Yazd, étape dans un rêve des mille et une nuits
Nous retrouvons à Yazd le petit hôtel qui nous avait tant charmé à l'aller ... toujours aussi charmant avec un accueil vraiment digne de ce nom, une atmosphère de calme, de paix et de repos. Plus de chambre mais un “dortoir” de deux lits (bon ok, matelas au sol ...) donc que pour nous pas sous les toits mais bien sur le toit ... un toit de boue et de paille comme tous les toits et les murs de cette ancienne cité du désert, d'où s'ouvre une vue panoramique sur les toits voisins, plats, si près les uns des autres que l'on pourrait faire le tour du quartier en sautant de toit en toit par-dessus les étroites ruelles, sur la vieille mosquée voisine ornée de mosaïques turquoises, sur un océan de ces “tours du vent” qui rafraîchissent les intérieurs des habitations ... savoir des anciens pour la beauté du présent.
Vu du toit de l'hôtel sur la vieille ville de Yazd et ses "tours du vent" ...
Le Silk Road Hotel (www.silkroadhotel.ir), entre tous notre hôtel préféré en Iran, et surtout notre hôtel préféré de tout le voyage, haut la main ! Un vieux bâtiment en terre et paille imbriqué dans l'architecture du quartier qui ne forme qu'un seul et même espace fait d'un dédal de galeries se frayant un chemin entre des habitations dissimulées derrière de hauts murs.
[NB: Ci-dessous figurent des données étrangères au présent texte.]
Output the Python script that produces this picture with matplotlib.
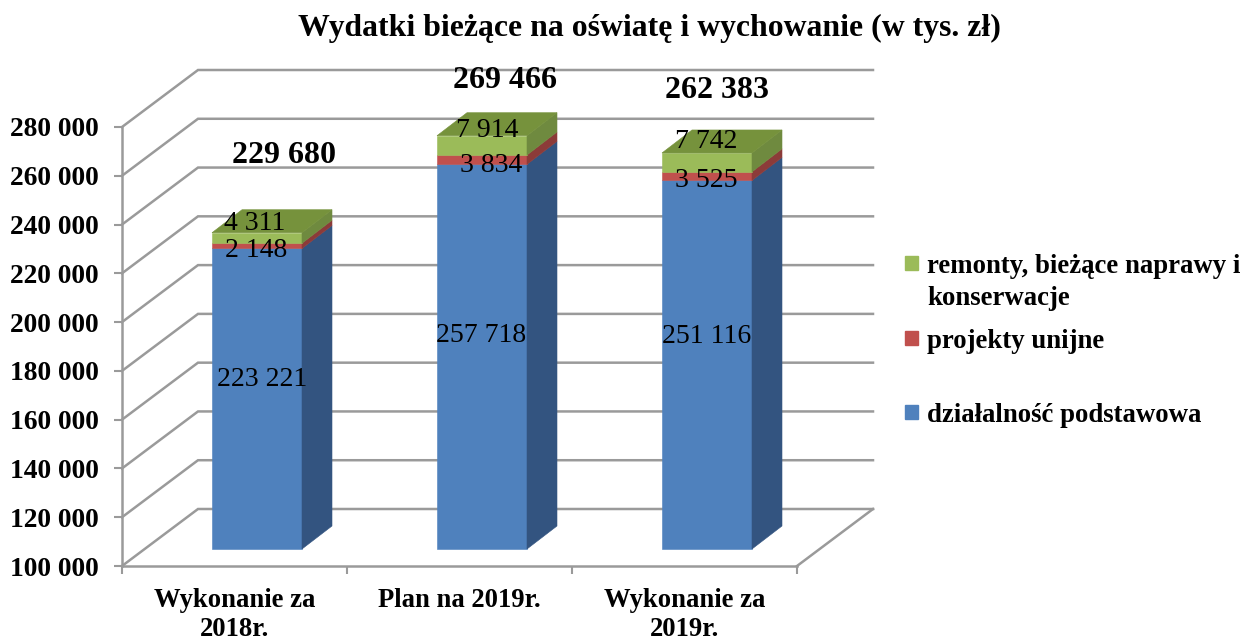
import matplotlib
matplotlib.use("Agg")
import matplotlib.pyplot as plt
from matplotlib.patches import Rectangle
from matplotlib.transforms import Affine2D

plt.rcParams["font.family"] = ["Liberation Serif", "DejaVu Serif"]

W, H = 1252, 641

title = "Wydatki bieżące na oświatę i wychowanie (w tys. zł)"
categories = ["Wykonanie za\n2018r.", "Plan na 2019r.", "Wykonanie za\n2019r."]
podstawowa = [223221, 257718, 251116]
unijne = [2148, 3834, 3525]
remonty = [4311, 7914, 7742]
totals = [229680, 269466, 262383]
y_ticks = list(range(100000, 280001, 20000))
legend_labels = ["remonty, bieżące naprawy i\nkonserwacje", "projekty unijne", "działalność podstawowa"]

# pixel nudges for the labels (dx, dy, up is positive)
podst_nudge = [(5, 19), (-1, 21), (0, 28)]
unijne_nudge = [(-1, -5), (9, -6), (-1, -4)]
remonty_nudge = [(-2, 14), (5, 15), (-1, 21)]
total_nudge = [(27, 77), (23, 55), (10, 62)]

BASE = 100000
TOP = 280000
FRONT = ["#4f81bd", "#c0504d", "#9bbb59"]
SIDE = ["#335480", "#8c3b39", "#6f8a3f"]
TOP_FACE = "#76923c"
GRID = "#9a9a9a"


def fmt(v):
    return f"{v:,}".replace(",", " ")


def shifted(ax, dx, dy):
    return ax.transData + Affine2D().translate(dx, dy)


def draw_walls(ax):
    back = shifted(ax, 76, 57)
    for v in y_ticks:
        # corner to back wall, built from both transforms in pixels
        p0 = ax.transData.transform((-0.5, v))
        p1 = back.transform((-0.5, v))
        p2 = back.transform((2.5, v))
        ax.plot([p0[0], p1[0], p2[0]], [p0[1], p1[1], p2[1]], transform=None,
                color=GRID, lw=1.8, zorder=1, clip_on=False, solid_joinstyle="miter")
    p0 = ax.transData.transform((2.5, BASE))
    p1 = back.transform((2.5, BASE))
    ax.plot([p0[0], p1[0]], [p0[1], p1[1]], transform=None, color=GRID, lw=1.8, zorder=1, clip_on=False)


def draw_box(ax, x, y0, y1, front, side, top=None):
    hw = 0.2
    tr = shifted(ax, 22.5, 17)
    tr_back = shifted(ax, 52.5, 40)
    f0 = tr.transform([(x - hw, y0), (x + hw, y0), (x + hw, y1), (x - hw, y1)])
    b0 = tr_back.transform([(x - hw, y0), (x + hw, y0), (x + hw, y1), (x - hw, y1)])
    ax.fill(*zip(*f0), transform=None, color=front, lw=0.4, zorder=3, clip_on=False)
    ax.fill(*zip(f0[1], b0[1], b0[2], f0[2]), transform=None, color=side, lw=0.4, zorder=3, clip_on=False)
    if top:
        ax.fill(*zip(f0[3], f0[2], b0[2], b0[3]), transform=None, color=top, lw=0.4, zorder=3, clip_on=False)


def label(ax, x, y, text, nudge, size, weight="normal"):
    ax.annotate(text, (x, y), xycoords=shifted(ax, 22.5, 17), xytext=nudge, textcoords="offset pixels",
                ha="center", va="center", fontsize=size, fontweight=weight, color="black",
                zorder=5, annotation_clip=False)


fig = plt.figure(figsize=(W / 100, H / 100), dpi=100)
ax = fig.add_axes([122 / W, 1 - 566 / H, 675 / W, 439 / H])
ax.set_xlim(-0.5, 2.5)
ax.set_ylim(BASE, TOP)
ax.patch.set_alpha(0)

for s in ["top", "right"]:
    ax.spines[s].set_visible(False)
for s in ["left", "bottom"]:
    ax.spines[s].set_color(GRID)
    ax.spines[s].set_linewidth(1.8)

ax.set_yticks(y_ticks)
ax.set_yticklabels([fmt(v) for v in y_ticks], fontsize=19.8, fontweight="bold")
ax.tick_params(axis="y", length=6, width=1.5, color=GRID, pad=10.5)
ax.set_xticks([-0.5, 0.5, 1.5, 2.5])
ax.set_xticklabels([])
ax.set_xticks(range(len(categories)), categories, minor=True, fontsize=19.2, fontweight="bold", linespacing=1.19)
ax.tick_params(axis="x", which="major", length=6, width=1.5, color=GRID)
ax.tick_params(axis="x", which="minor", length=0, pad=16)

draw_walls(ax)

for i in range(len(categories)):
    a = podstawowa[i]
    b = a + unijne[i]
    c = b + remonty[i]
    draw_box(ax, i, BASE, a, FRONT[0], SIDE[0])
    draw_box(ax, i, a, b, FRONT[1], SIDE[1])
    draw_box(ax, i, b, c, FRONT[2], SIDE[2], TOP_FACE)
    label(ax, i, (BASE + a) / 2, fmt(a), podst_nudge[i], 20)
    label(ax, i, (a + b) / 2, fmt(unijne[i]), unijne_nudge[i], 20)
    label(ax, i, (b + c) / 2, fmt(remonty[i]), remonty_nudge[i], 20)
    label(ax, i, totals[i], fmt(totals[i]), total_nudge[i], 23, "bold")

fig.text(649 / W, 1 - 28 / H, title, ha="center", va="center", fontsize=22.9, fontweight="bold")

# legend has uneven gaps in the original so it is placed by hand
legend_colors = [FRONT[2], FRONT[1], FRONT[0]]
legend_rows = [256, 331, 405]
for lab, col, py in zip(legend_labels, legend_colors, legend_rows):
    fig.patches.append(Rectangle((905 / W, 1 - (py + 14) / H), 13 / W, 14 / H, color=col,
                                 transform=fig.transFigure, figure=fig))
    fig.text(927 / W, 1 - (py - 2) / H, lab, ha="left", va="top", fontsize=19.3, fontweight="bold", linespacing=1.37)

fig.savefig("out.png", dpi=100)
Des chambres organisées autour d'un grand patio au milieu duquel poussent un frais fouilli de verdure : figuier, bougainvillier, hibiscus et autres fleurs qui surgissent entre de grandes amphores peintes en bleues autour d'un petit bassin ...
Le patio du Silk Road Hotel
C'est déjà un peu un paradis (et un paradis à très petits prix !) ... Mais le comble du bonheur c'est le buffet à volonté du petit-déjeuner : jarres en terre de yaourt maison, plétores de tranches de tomates, de rondelles de concombre, de féta, d'olives grecques, de morceaux de pastèques et de melons jaunes ... Bref, on a trouvé notre remède ! On ne sait pas si on va pouvoir repartir de là !!! Il le faudra bien : notre visa iranien n'est que de 15 jours et nous oblige à avoir quitté le pays avant le 11 septembre, le 11 octobre bien sûr (merci Alain !).
Voilà voilà les amis pour les nouvelles. Grosses bises, et à bientôt pour la suite.